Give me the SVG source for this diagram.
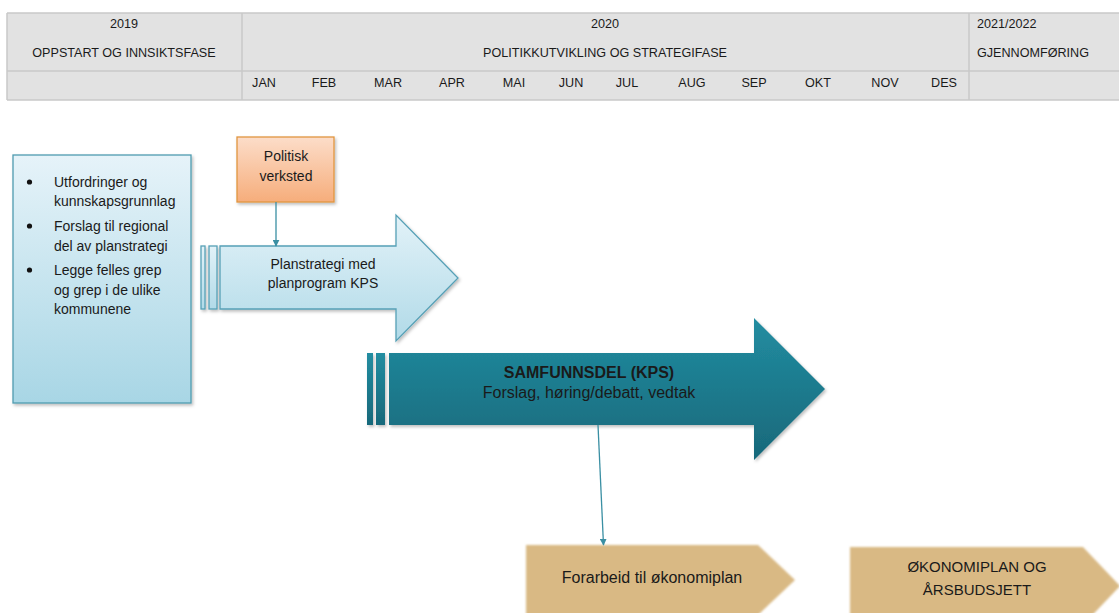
<svg xmlns="http://www.w3.org/2000/svg" width="1119" height="613" viewBox="0 0 1119 613">
<style>
  text { font-family: "Liberation Sans", Arial, sans-serif; fill: #1a1a1a; }
  .hdr { font-size: 12.6px; }
  .mid { text-anchor: middle; }
  .t14 { font-size: 14px; }
  .t16 { font-size: 16px; }
  .conn { stroke: #3a8fa3; stroke-width: 1.3; fill: none; }
  .hline { stroke: #c8c8c8; stroke-width: 1.5; }
</style>
<defs>
  <linearGradient id="gLeft" x1="0" y1="0" x2="0" y2="1">
    <stop offset="0" stop-color="#e6f3f9"/>
    <stop offset="1" stop-color="#a8d6e5"/>
  </linearGradient>
  <linearGradient id="gOrange" x1="0" y1="0" x2="0" y2="1">
    <stop offset="0" stop-color="#fcddc9"/>
    <stop offset="1" stop-color="#f6ad7b"/>
  </linearGradient>
  <linearGradient id="gLight" x1="0" y1="0" x2="0" y2="1">
    <stop offset="0" stop-color="#e2f2f8"/>
    <stop offset="1" stop-color="#b1dae8"/>
  </linearGradient>
  <linearGradient id="gDark" x1="0" y1="0" x2="0" y2="1">
    <stop offset="0" stop-color="#228da1"/>
    <stop offset="1" stop-color="#18687a"/>
  </linearGradient>
  <filter id="shadow" x="-10%" y="-10%" width="130%" height="130%">
    <feDropShadow dx="1.5" dy="2" stdDeviation="1.5" flood-color="#000" flood-opacity="0.25"/>
  </filter>
  <filter id="soft" x="-5%" y="-5%" width="110%" height="110%">
    <feGaussianBlur stdDeviation="0.8"/>
  </filter>
  <marker id="arr" viewBox="0 0 10 10" refX="9" refY="5" markerWidth="7" markerHeight="7" markerUnits="userSpaceOnUse" orient="auto">
    <path d="M0,0 L10,5 L0,10 z" fill="#3a8fa3"/>
  </marker>
</defs>
<rect width="1119" height="613" fill="#ffffff"/>

<g id="header">
  <rect x="7" y="13" width="1112" height="87" fill="#e2e2e2"/>
  <line class="hline" x1="7" y1="13" x2="1119" y2="13"/>
  <line class="hline" x1="7" y1="71" x2="1119" y2="71"/>
  <line class="hline" x1="7" y1="100" x2="1119" y2="100"/>
  <line class="hline" x1="7" y1="13" x2="7" y2="100"/>
  <line class="hline" x1="242" y1="13" x2="242" y2="100"/>
  <line class="hline" x1="969" y1="13" x2="969" y2="100"/>
  <text class="hdr mid" x="124" y="28">2019</text>
  <text class="hdr mid" x="124" y="57">OPPSTART OG INNSIKTSFASE</text>
  <text class="hdr mid" x="605" y="28">2020</text>
  <text class="hdr mid" x="605" y="57">POLITIKKUTVIKLING OG STRATEGIFASE</text>
  <text class="hdr" x="977" y="28">2021/2022</text>
  <text class="hdr" x="977" y="57">GJENNOMFØRING</text>
  <text class="hdr mid" x="264" y="87">JAN</text>
  <text class="hdr mid" x="324" y="87">FEB</text>
  <text class="hdr mid" x="388" y="87">MAR</text>
  <text class="hdr mid" x="452" y="87">APR</text>
  <text class="hdr mid" x="514" y="87">MAI</text>
  <text class="hdr mid" x="571" y="87">JUN</text>
  <text class="hdr mid" x="627" y="87">JUL</text>
  <text class="hdr mid" x="692" y="87">AUG</text>
  <text class="hdr mid" x="754" y="87">SEP</text>
  <text class="hdr mid" x="818" y="87">OKT</text>
  <text class="hdr mid" x="885" y="87">NOV</text>
  <text class="hdr mid" x="944" y="87">DES</text>
</g>

<g id="innsikt">
  <rect x="13" y="155" width="178" height="248" fill="url(#gLeft)" stroke="#4f9bb0" stroke-width="1.3" filter="url(#shadow)"/>
  <circle cx="29.5" cy="182" r="2.6" fill="#111"/>
  <circle cx="29.5" cy="226" r="2.6" fill="#111"/>
  <circle cx="29.5" cy="270" r="2.6" fill="#111"/>
  <text class="t14" x="54" y="187">Utfordringer og</text>
  <text class="t14" x="54" y="206">kunnskapsgrunnlag</text>
  <text class="t14" x="54" y="231">Forslag til regional</text>
  <text class="t14" x="54" y="251">del av planstrategi</text>
  <text class="t14" x="54" y="275">Legge felles grep</text>
  <text class="t14" x="54" y="295">og grep i de ulike</text>
  <text class="t14" x="54" y="314">kommunene</text>
</g>

<g id="politisk">
  <rect x="237" y="137" width="97" height="65" fill="url(#gOrange)" stroke="#e0953f" stroke-width="1.3" filter="url(#shadow)"/>
  <text class="t14 mid" x="286" y="161">Politisk</text>
  <text class="t14 mid" x="286" y="181">verksted</text>
</g>

<g id="planstrategi">
  <g filter="url(#shadow)" fill="url(#gLight)" stroke="#56a0b6" stroke-width="1.3">
    <rect x="201" y="246" width="4" height="63"/>
    <rect x="209" y="246" width="8" height="63"/>
    <polygon points="220,246 396,246 396,215 458,278 396,341 396,309 220,309"/>
  </g>
  <text class="t14 mid" x="323" y="269">Planstrategi med</text>
  <text class="t14 mid" x="323" y="288">planprogram KPS</text>
</g>

<g id="samfunnsdel">
  <g filter="url(#shadow)" fill="url(#gDark)">
    <rect x="367" y="353" width="6" height="72"/>
    <rect x="376" y="353" width="9" height="72"/>
    <polygon points="389,353 754,353 754,318 825,389 754,460 754,425 389,425"/>
  </g>
  <text class="t16 mid" x="589" y="377.5" font-weight="bold" fill="#0d0d0d">SAMFUNNSDEL (KPS)</text>
  <text class="t16 mid" x="589" y="397.5" fill="#0d0d0d">Forslag, høring/debatt, vedtak</text>
</g>

<g id="forarbeid">
  <polygon points="526,545 758,545 795,580 758,615 526,615" fill="#d9b984" filter="url(#soft)"/>
  <text class="t16 mid" x="652" y="582.5">Forarbeid til økonomiplan</text>
</g>

<g id="okonomiplan">
  <polygon points="850,547 1083,547 1120,586 1083,625 850,625" fill="#d9b984" filter="url(#soft)"/>
  <text class="mid" x="977" y="572" font-size="15px">ØKONOMIPLAN OG</text>
  <text class="mid" x="977" y="595" font-size="15px">ÅRSBUDSJETT</text>
</g>

<g id="connectors">
  <line class="conn" x1="276" y1="202" x2="276" y2="246" marker-end="url(#arr)"/>
  <line class="conn" x1="598" y1="425" x2="603.5" y2="545" marker-end="url(#arr)"/>
</g>
</svg>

::::::::::

## [Instruction]
Repeat the material above word for word, please, apart from its images.

## [Response to this task]
Give me the SVG source for this diagram.
<svg xmlns="http://www.w3.org/2000/svg" width="1119" height="613" viewBox="0 0 1119 613">
<style>
  text { font-family: "Liberation Sans", Arial, sans-serif; fill: #1a1a1a; }
  .hdr { font-size: 12.6px; }
  .mid { text-anchor: middle; }
  .t14 { font-size: 14px; }
  .t16 { font-size: 16px; }
  .conn { stroke: #3a8fa3; stroke-width: 1.3; fill: none; }
  .hline { stroke: #c8c8c8; stroke-width: 1.5; }
</style>
<defs>
  <linearGradient id="gLeft" x1="0" y1="0" x2="0" y2="1">
    <stop offset="0" stop-color="#e6f3f9"/>
    <stop offset="1" stop-color="#a8d6e5"/>
  </linearGradient>
  <linearGradient id="gOrange" x1="0" y1="0" x2="0" y2="1">
    <stop offset="0" stop-color="#fcddc9"/>
    <stop offset="1" stop-color="#f6ad7b"/>
  </linearGradient>
  <linearGradient id="gLight" x1="0" y1="0" x2="0" y2="1">
    <stop offset="0" stop-color="#e2f2f8"/>
    <stop offset="1" stop-color="#b1dae8"/>
  </linearGradient>
  <linearGradient id="gDark" x1="0" y1="0" x2="0" y2="1">
    <stop offset="0" stop-color="#228da1"/>
    <stop offset="1" stop-color="#18687a"/>
  </linearGradient>
  <filter id="shadow" x="-10%" y="-10%" width="130%" height="130%">
    <feDropShadow dx="1.5" dy="2" stdDeviation="1.5" flood-color="#000" flood-opacity="0.25"/>
  </filter>
  <filter id="soft" x="-5%" y="-5%" width="110%" height="110%">
    <feGaussianBlur stdDeviation="0.8"/>
  </filter>
  <marker id="arr" viewBox="0 0 10 10" refX="9" refY="5" markerWidth="7" markerHeight="7" markerUnits="userSpaceOnUse" orient="auto">
    <path d="M0,0 L10,5 L0,10 z" fill="#3a8fa3"/>
  </marker>
</defs>
<rect width="1119" height="613" fill="#ffffff"/>

<g id="header">
  <rect x="7" y="13" width="1112" height="87" fill="#e2e2e2"/>
  <line class="hline" x1="7" y1="13" x2="1119" y2="13"/>
  <line class="hline" x1="7" y1="71" x2="1119" y2="71"/>
  <line class="hline" x1="7" y1="100" x2="1119" y2="100"/>
  <line class="hline" x1="7" y1="13" x2="7" y2="100"/>
  <line class="hline" x1="242" y1="13" x2="242" y2="100"/>
  <line class="hline" x1="969" y1="13" x2="969" y2="100"/>
  <text class="hdr mid" x="124" y="28">2019</text>
  <text class="hdr mid" x="124" y="57">OPPSTART OG INNSIKTSFASE</text>
  <text class="hdr mid" x="605" y="28">2020</text>
  <text class="hdr mid" x="605" y="57">POLITIKKUTVIKLING OG STRATEGIFASE</text>
  <text class="hdr" x="977" y="28">2021/2022</text>
  <text class="hdr" x="977" y="57">GJENNOMFØRING</text>
  <text class="hdr mid" x="264" y="87">JAN</text>
  <text class="hdr mid" x="324" y="87">FEB</text>
  <text class="hdr mid" x="388" y="87">MAR</text>
  <text class="hdr mid" x="452" y="87">APR</text>
  <text class="hdr mid" x="514" y="87">MAI</text>
  <text class="hdr mid" x="571" y="87">JUN</text>
  <text class="hdr mid" x="627" y="87">JUL</text>
  <text class="hdr mid" x="692" y="87">AUG</text>
  <text class="hdr mid" x="754" y="87">SEP</text>
  <text class="hdr mid" x="818" y="87">OKT</text>
  <text class="hdr mid" x="885" y="87">NOV</text>
  <text class="hdr mid" x="944" y="87">DES</text>
</g>

<g id="innsikt">
  <rect x="13" y="155" width="178" height="248" fill="url(#gLeft)" stroke="#4f9bb0" stroke-width="1.3" filter="url(#shadow)"/>
  <circle cx="29.5" cy="182" r="2.6" fill="#111"/>
  <circle cx="29.5" cy="226" r="2.6" fill="#111"/>
  <circle cx="29.5" cy="270" r="2.6" fill="#111"/>
  <text class="t14" x="54" y="187">Utfordringer og</text>
  <text class="t14" x="54" y="206">kunnskapsgrunnlag</text>
  <text class="t14" x="54" y="231">Forslag til regional</text>
  <text class="t14" x="54" y="251">del av planstrategi</text>
  <text class="t14" x="54" y="275">Legge felles grep</text>
  <text class="t14" x="54" y="295">og grep i de ulike</text>
  <text class="t14" x="54" y="314">kommunene</text>
</g>

<g id="politisk">
  <rect x="237" y="137" width="97" height="65" fill="url(#gOrange)" stroke="#e0953f" stroke-width="1.3" filter="url(#shadow)"/>
  <text class="t14 mid" x="286" y="161">Politisk</text>
  <text class="t14 mid" x="286" y="181">verksted</text>
</g>

<g id="planstrategi">
  <g filter="url(#shadow)" fill="url(#gLight)" stroke="#56a0b6" stroke-width="1.3">
    <rect x="201" y="246" width="4" height="63"/>
    <rect x="209" y="246" width="8" height="63"/>
    <polygon points="220,246 396,246 396,215 458,278 396,341 396,309 220,309"/>
  </g>
  <text class="t14 mid" x="323" y="269">Planstrategi med</text>
  <text class="t14 mid" x="323" y="288">planprogram KPS</text>
</g>

<g id="samfunnsdel">
  <g filter="url(#shadow)" fill="url(#gDark)">
    <rect x="367" y="353" width="6" height="72"/>
    <rect x="376" y="353" width="9" height="72"/>
    <polygon points="389,353 754,353 754,318 825,389 754,460 754,425 389,425"/>
  </g>
  <text class="t16 mid" x="589" y="377.5" font-weight="bold" fill="#0d0d0d">SAMFUNNSDEL (KPS)</text>
  <text class="t16 mid" x="589" y="397.5" fill="#0d0d0d">Forslag, høring/debatt, vedtak</text>
</g>

<g id="forarbeid">
  <polygon points="526,545 758,545 795,580 758,615 526,615" fill="#d9b984" filter="url(#soft)"/>
  <text class="t16 mid" x="652" y="582.5">Forarbeid til økonomiplan</text>
</g>

<g id="okonomiplan">
  <polygon points="850,547 1083,547 1120,586 1083,625 850,625" fill="#d9b984" filter="url(#soft)"/>
  <text class="mid" x="977" y="572" font-size="15px">ØKONOMIPLAN OG</text>
  <text class="mid" x="977" y="595" font-size="15px">ÅRSBUDSJETT</text>
</g>

<g id="connectors">
  <line class="conn" x1="276" y1="202" x2="276" y2="246" marker-end="url(#arr)"/>
  <line class="conn" x1="598" y1="425" x2="603.5" y2="545" marker-end="url(#arr)"/>
</g>
</svg>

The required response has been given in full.